● GIVEN TASK: Set down the data below without change, skipping the pictures it holds.

● DATA:
···

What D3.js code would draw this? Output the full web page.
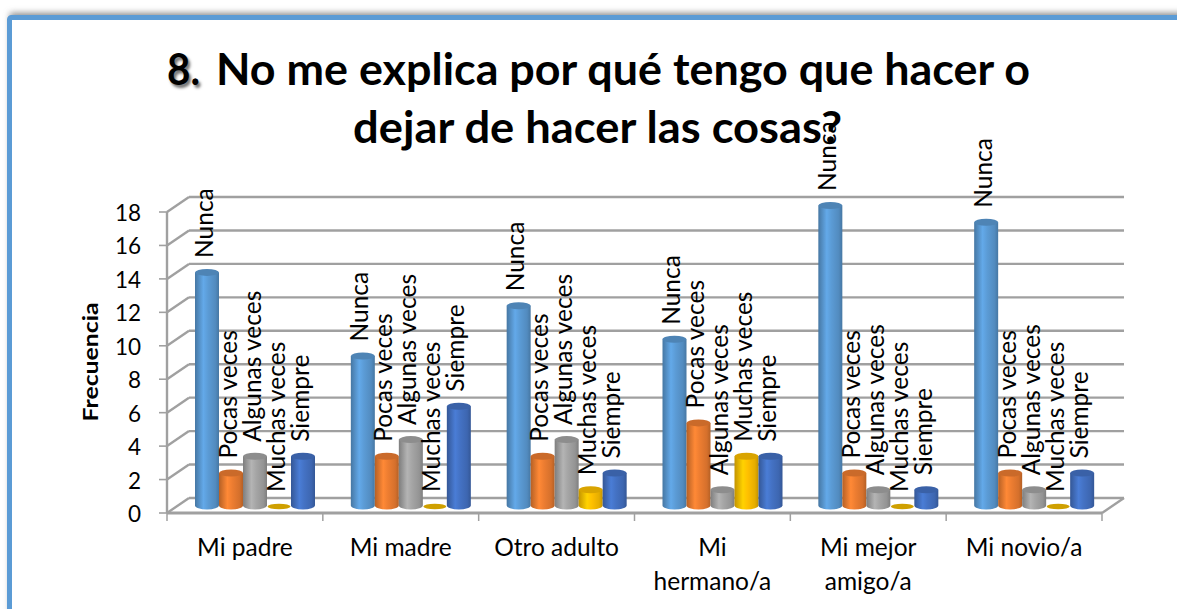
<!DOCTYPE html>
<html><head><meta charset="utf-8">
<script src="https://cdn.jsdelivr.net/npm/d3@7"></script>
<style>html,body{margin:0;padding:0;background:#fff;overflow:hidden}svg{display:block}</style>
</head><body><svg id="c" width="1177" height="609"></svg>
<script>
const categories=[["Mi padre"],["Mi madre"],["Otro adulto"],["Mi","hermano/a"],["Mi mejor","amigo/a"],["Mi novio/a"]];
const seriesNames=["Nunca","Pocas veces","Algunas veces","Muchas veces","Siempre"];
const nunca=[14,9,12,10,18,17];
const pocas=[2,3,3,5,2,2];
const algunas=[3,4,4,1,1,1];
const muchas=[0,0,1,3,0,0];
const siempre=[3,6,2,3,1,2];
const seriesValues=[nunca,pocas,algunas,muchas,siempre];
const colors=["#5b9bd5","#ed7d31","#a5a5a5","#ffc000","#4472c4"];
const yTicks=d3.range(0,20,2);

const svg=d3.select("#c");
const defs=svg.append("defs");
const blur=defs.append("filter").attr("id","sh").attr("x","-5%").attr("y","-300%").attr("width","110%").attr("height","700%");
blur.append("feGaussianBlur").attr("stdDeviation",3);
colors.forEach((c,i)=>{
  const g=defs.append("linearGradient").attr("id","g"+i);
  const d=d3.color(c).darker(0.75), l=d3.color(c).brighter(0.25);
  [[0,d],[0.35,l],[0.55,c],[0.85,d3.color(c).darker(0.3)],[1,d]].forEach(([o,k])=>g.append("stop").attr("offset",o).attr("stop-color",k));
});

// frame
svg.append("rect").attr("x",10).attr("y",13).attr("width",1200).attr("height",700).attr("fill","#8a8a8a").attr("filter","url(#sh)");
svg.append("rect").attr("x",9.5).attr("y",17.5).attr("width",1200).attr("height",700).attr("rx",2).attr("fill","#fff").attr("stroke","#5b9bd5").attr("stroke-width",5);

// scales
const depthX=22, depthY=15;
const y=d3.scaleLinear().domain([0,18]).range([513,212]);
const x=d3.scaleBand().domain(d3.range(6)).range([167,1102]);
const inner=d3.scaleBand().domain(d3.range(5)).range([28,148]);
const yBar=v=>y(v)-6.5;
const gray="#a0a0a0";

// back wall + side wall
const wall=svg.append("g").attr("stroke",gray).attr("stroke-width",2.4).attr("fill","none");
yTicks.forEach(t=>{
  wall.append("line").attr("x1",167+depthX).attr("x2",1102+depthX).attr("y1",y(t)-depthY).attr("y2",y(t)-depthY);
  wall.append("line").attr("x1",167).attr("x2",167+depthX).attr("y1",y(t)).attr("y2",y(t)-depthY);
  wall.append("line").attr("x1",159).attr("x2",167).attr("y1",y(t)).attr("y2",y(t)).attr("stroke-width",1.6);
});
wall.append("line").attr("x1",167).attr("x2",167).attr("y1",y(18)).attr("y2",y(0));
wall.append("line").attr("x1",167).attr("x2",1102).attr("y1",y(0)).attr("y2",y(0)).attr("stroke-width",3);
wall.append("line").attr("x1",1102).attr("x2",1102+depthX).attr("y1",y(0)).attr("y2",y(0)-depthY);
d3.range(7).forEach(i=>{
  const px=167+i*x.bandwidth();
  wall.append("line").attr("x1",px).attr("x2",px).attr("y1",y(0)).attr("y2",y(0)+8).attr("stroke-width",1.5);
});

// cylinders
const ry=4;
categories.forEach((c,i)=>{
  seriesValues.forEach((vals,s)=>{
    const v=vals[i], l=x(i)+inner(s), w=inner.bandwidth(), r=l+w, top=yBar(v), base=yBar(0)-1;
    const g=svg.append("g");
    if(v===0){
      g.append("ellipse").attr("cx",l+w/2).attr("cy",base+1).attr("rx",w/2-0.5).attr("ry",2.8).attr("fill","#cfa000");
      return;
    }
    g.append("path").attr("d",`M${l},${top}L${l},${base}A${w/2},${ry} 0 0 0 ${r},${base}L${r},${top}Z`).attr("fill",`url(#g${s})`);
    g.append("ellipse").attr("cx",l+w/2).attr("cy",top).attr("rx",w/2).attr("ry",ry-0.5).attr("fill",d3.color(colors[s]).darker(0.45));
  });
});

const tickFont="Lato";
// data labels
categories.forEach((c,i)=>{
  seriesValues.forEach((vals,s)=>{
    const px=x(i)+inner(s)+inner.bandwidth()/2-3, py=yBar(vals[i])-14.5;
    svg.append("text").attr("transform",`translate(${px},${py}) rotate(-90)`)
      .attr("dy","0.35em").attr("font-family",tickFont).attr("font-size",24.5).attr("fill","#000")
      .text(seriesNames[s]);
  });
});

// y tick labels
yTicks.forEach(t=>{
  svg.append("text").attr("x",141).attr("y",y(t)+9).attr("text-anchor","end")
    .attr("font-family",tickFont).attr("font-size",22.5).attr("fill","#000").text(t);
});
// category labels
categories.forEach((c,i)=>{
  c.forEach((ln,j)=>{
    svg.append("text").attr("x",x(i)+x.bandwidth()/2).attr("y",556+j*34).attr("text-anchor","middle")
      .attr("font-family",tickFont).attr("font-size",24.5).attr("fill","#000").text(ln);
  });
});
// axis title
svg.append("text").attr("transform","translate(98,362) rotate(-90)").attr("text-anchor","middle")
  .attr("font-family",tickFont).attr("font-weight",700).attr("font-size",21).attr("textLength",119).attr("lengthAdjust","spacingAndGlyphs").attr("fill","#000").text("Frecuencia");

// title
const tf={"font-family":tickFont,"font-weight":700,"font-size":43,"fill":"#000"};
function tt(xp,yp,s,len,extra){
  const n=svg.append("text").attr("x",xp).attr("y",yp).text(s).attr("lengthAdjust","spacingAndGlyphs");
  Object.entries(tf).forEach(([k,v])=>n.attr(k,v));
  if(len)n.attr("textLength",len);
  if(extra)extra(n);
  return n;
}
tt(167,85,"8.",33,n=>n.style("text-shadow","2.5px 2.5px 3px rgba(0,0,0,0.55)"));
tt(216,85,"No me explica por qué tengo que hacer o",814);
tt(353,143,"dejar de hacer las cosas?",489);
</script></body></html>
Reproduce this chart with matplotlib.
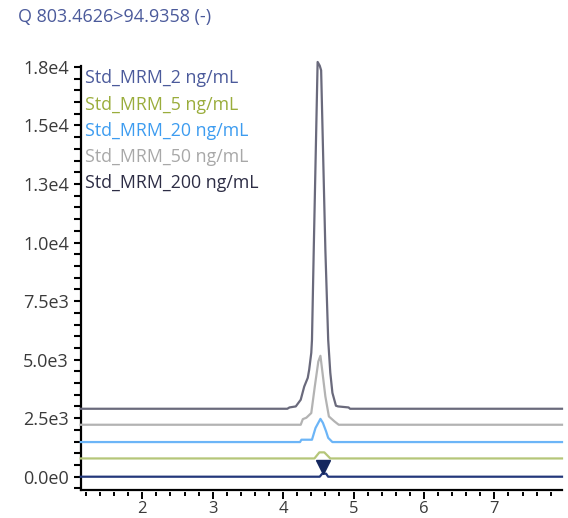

···

● FINAL RESULT:
What D3.js code would draw this? Output the full web page.
<!DOCTYPE html>
<html><head><meta charset="utf-8">
<script src="https://cdn.jsdelivr.net/npm/d3@7"></script>
<style>html,body{margin:0;padding:0;background:#fff;overflow:hidden}svg{display:block}</style>
</head><body><svg id="c" width="1177" height="609"></svg>
<script>
const categories=[["Mi padre"],["Mi madre"],["Otro adulto"],["Mi","hermano/a"],["Mi mejor","amigo/a"],["Mi novio/a"]];
const seriesNames=["Nunca","Pocas veces","Algunas veces","Muchas veces","Siempre"];
const nunca=[14,9,12,10,18,17];
const pocas=[2,3,3,5,2,2];
const algunas=[3,4,4,1,1,1];
const muchas=[0,0,1,3,0,0];
const siempre=[3,6,2,3,1,2];
const seriesValues=[nunca,pocas,algunas,muchas,siempre];
const colors=["#5b9bd5","#ed7d31","#a5a5a5","#ffc000","#4472c4"];
const yTicks=d3.range(0,20,2);

const svg=d3.select("#c");
const defs=svg.append("defs");
const blur=defs.append("filter").attr("id","sh").attr("x","-5%").attr("y","-300%").attr("width","110%").attr("height","700%");
blur.append("feGaussianBlur").attr("stdDeviation",3);
colors.forEach((c,i)=>{
  const g=defs.append("linearGradient").attr("id","g"+i);
  const d=d3.color(c).darker(0.75), l=d3.color(c).brighter(0.25);
  [[0,d],[0.35,l],[0.55,c],[0.85,d3.color(c).darker(0.3)],[1,d]].forEach(([o,k])=>g.append("stop").attr("offset",o).attr("stop-color",k));
});

// frame
svg.append("rect").attr("x",10).attr("y",13).attr("width",1200).attr("height",700).attr("fill","#8a8a8a").attr("filter","url(#sh)");
svg.append("rect").attr("x",9.5).attr("y",17.5).attr("width",1200).attr("height",700).attr("rx",2).attr("fill","#fff").attr("stroke","#5b9bd5").attr("stroke-width",5);

// scales
const depthX=22, depthY=15;
const y=d3.scaleLinear().domain([0,18]).range([513,212]);
const x=d3.scaleBand().domain(d3.range(6)).range([167,1102]);
const inner=d3.scaleBand().domain(d3.range(5)).range([28,148]);
const yBar=v=>y(v)-6.5;
const gray="#a0a0a0";

// back wall + side wall
const wall=svg.append("g").attr("stroke",gray).attr("stroke-width",2.4).attr("fill","none");
yTicks.forEach(t=>{
  wall.append("line").attr("x1",167+depthX).attr("x2",1102+depthX).attr("y1",y(t)-depthY).attr("y2",y(t)-depthY);
  wall.append("line").attr("x1",167).attr("x2",167+depthX).attr("y1",y(t)).attr("y2",y(t)-depthY);
  wall.append("line").attr("x1",159).attr("x2",167).attr("y1",y(t)).attr("y2",y(t)).attr("stroke-width",1.6);
});
wall.append("line").attr("x1",167).attr("x2",167).attr("y1",y(18)).attr("y2",y(0));
wall.append("line").attr("x1",167).attr("x2",1102).attr("y1",y(0)).attr("y2",y(0)).attr("stroke-width",3);
wall.append("line").attr("x1",1102).attr("x2",1102+depthX).attr("y1",y(0)).attr("y2",y(0)-depthY);
d3.range(7).forEach(i=>{
  const px=167+i*x.bandwidth();
  wall.append("line").attr("x1",px).attr("x2",px).attr("y1",y(0)).attr("y2",y(0)+8).attr("stroke-width",1.5);
});

// cylinders
const ry=4;
categories.forEach((c,i)=>{
  seriesValues.forEach((vals,s)=>{
    const v=vals[i], l=x(i)+inner(s), w=inner.bandwidth(), r=l+w, top=yBar(v), base=yBar(0)-1;
    const g=svg.append("g");
    if(v===0){
      g.append("ellipse").attr("cx",l+w/2).attr("cy",base+1).attr("rx",w/2-0.5).attr("ry",2.8).attr("fill","#cfa000");
      return;
    }
    g.append("path").attr("d",`M${l},${top}L${l},${base}A${w/2},${ry} 0 0 0 ${r},${base}L${r},${top}Z`).attr("fill",`url(#g${s})`);
    g.append("ellipse").attr("cx",l+w/2).attr("cy",top).attr("rx",w/2).attr("ry",ry-0.5).attr("fill",d3.color(colors[s]).darker(0.45));
  });
});

const tickFont="Lato";
// data labels
categories.forEach((c,i)=>{
  seriesValues.forEach((vals,s)=>{
    const px=x(i)+inner(s)+inner.bandwidth()/2-3, py=yBar(vals[i])-14.5;
    svg.append("text").attr("transform",`translate(${px},${py}) rotate(-90)`)
      .attr("dy","0.35em").attr("font-family",tickFont).attr("font-size",24.5).attr("fill","#000")
      .text(seriesNames[s]);
  });
});

// y tick labels
yTicks.forEach(t=>{
  svg.append("text").attr("x",141).attr("y",y(t)+9).attr("text-anchor","end")
    .attr("font-family",tickFont).attr("font-size",22.5).attr("fill","#000").text(t);
});
// category labels
categories.forEach((c,i)=>{
  c.forEach((ln,j)=>{
    svg.append("text").attr("x",x(i)+x.bandwidth()/2).attr("y",556+j*34).attr("text-anchor","middle")
      .attr("font-family",tickFont).attr("font-size",24.5).attr("fill","#000").text(ln);
  });
});
// axis title
svg.append("text").attr("transform","translate(98,362) rotate(-90)").attr("text-anchor","middle")
  .attr("font-family",tickFont).attr("font-weight",700).attr("font-size",21).attr("textLength",119).attr("lengthAdjust","spacingAndGlyphs").attr("fill","#000").text("Frecuencia");

// title
const tf={"font-family":tickFont,"font-weight":700,"font-size":43,"fill":"#000"};
function tt(xp,yp,s,len,extra){
  const n=svg.append("text").attr("x",xp).attr("y",yp).text(s).attr("lengthAdjust","spacingAndGlyphs");
  Object.entries(tf).forEach(([k,v])=>n.attr(k,v));
  if(len)n.attr("textLength",len);
  if(extra)extra(n);
  return n;
}
tt(167,85,"8.",33,n=>n.style("text-shadow","2.5px 2.5px 3px rgba(0,0,0,0.55)"));
tt(216,85,"No me explica por qué tengo que hacer o",814);
tt(353,143,"dejar de hacer las cosas?",489);
</script></body></html>
Reproduce this chart with matplotlib.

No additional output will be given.